- _WHAT YOU WILL DO_: Begin with the first line of the material and write out each line exactly, ending with the line that contains "from matplotlib.lines import Line2D". Pictures are not part of the copy.
Start of SOURCE MATERIAL
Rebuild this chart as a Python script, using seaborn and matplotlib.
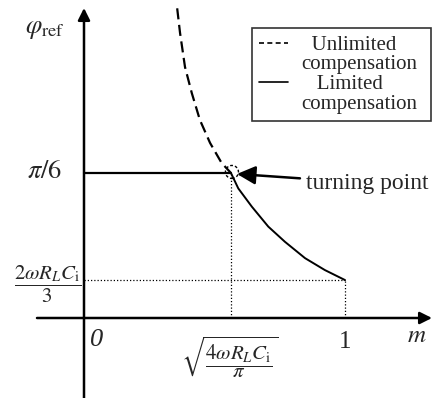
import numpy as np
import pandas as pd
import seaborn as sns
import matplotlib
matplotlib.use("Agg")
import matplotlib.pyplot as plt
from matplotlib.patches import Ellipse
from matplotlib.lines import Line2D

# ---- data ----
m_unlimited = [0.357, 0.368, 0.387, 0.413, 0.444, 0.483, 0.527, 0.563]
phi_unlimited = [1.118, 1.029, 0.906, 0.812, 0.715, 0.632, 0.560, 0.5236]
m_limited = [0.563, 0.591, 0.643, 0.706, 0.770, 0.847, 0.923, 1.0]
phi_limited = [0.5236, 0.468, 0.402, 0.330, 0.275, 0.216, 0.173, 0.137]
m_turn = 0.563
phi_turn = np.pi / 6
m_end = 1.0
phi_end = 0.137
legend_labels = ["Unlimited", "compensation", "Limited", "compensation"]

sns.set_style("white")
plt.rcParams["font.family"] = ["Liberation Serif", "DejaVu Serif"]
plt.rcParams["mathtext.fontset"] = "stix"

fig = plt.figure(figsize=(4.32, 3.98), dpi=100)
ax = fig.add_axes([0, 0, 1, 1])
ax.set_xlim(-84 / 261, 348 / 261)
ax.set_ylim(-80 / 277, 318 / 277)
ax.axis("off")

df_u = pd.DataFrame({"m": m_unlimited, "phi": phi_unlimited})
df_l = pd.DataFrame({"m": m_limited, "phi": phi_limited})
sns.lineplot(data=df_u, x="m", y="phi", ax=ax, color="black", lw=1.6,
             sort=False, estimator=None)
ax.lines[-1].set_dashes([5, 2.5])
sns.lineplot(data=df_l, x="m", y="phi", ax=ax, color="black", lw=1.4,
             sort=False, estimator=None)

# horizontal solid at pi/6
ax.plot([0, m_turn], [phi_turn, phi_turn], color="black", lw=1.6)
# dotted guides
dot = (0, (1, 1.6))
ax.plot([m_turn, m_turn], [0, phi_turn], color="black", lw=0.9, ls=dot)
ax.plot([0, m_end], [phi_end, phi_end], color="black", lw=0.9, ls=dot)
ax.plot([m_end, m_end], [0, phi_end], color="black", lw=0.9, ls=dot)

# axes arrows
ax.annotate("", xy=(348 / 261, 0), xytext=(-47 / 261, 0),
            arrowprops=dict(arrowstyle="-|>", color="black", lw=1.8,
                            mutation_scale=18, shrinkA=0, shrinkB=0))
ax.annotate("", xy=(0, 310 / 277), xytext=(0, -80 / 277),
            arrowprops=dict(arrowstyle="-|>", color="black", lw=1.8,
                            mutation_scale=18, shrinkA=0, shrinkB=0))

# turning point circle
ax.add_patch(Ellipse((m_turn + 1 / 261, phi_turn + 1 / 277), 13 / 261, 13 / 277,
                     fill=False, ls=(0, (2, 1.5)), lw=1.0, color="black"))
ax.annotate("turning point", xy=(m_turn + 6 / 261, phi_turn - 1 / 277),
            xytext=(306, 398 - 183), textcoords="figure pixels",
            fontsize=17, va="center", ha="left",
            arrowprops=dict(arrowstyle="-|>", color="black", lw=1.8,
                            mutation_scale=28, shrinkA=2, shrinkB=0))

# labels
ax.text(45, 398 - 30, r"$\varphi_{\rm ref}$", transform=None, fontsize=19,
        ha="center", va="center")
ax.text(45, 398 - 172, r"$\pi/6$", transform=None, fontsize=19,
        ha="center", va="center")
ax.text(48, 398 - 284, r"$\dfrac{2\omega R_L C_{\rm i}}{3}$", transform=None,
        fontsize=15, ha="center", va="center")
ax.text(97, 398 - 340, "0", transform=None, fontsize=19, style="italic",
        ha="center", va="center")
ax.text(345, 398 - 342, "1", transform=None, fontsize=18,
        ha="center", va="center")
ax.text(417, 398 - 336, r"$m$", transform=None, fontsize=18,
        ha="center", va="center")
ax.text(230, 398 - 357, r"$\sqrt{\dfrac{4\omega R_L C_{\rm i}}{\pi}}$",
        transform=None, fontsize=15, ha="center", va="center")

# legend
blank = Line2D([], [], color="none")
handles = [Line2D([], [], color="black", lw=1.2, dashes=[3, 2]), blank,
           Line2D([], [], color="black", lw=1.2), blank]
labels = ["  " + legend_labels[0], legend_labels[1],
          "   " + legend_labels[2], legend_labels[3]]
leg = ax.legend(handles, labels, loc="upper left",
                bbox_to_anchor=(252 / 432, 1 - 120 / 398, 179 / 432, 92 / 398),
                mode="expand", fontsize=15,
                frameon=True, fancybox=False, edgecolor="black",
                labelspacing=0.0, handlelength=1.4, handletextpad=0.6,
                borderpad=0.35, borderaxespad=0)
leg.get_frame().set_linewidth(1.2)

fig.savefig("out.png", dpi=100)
End of SOURCE MATERIAL
- _RESPONSE_:
Rebuild this chart as a Python script, using seaborn and matplotlib.
import numpy as np
import pandas as pd
import seaborn as sns
import matplotlib
matplotlib.use("Agg")
import matplotlib.pyplot as plt
from matplotlib.patches import Ellipse
from matplotlib.lines import Line2D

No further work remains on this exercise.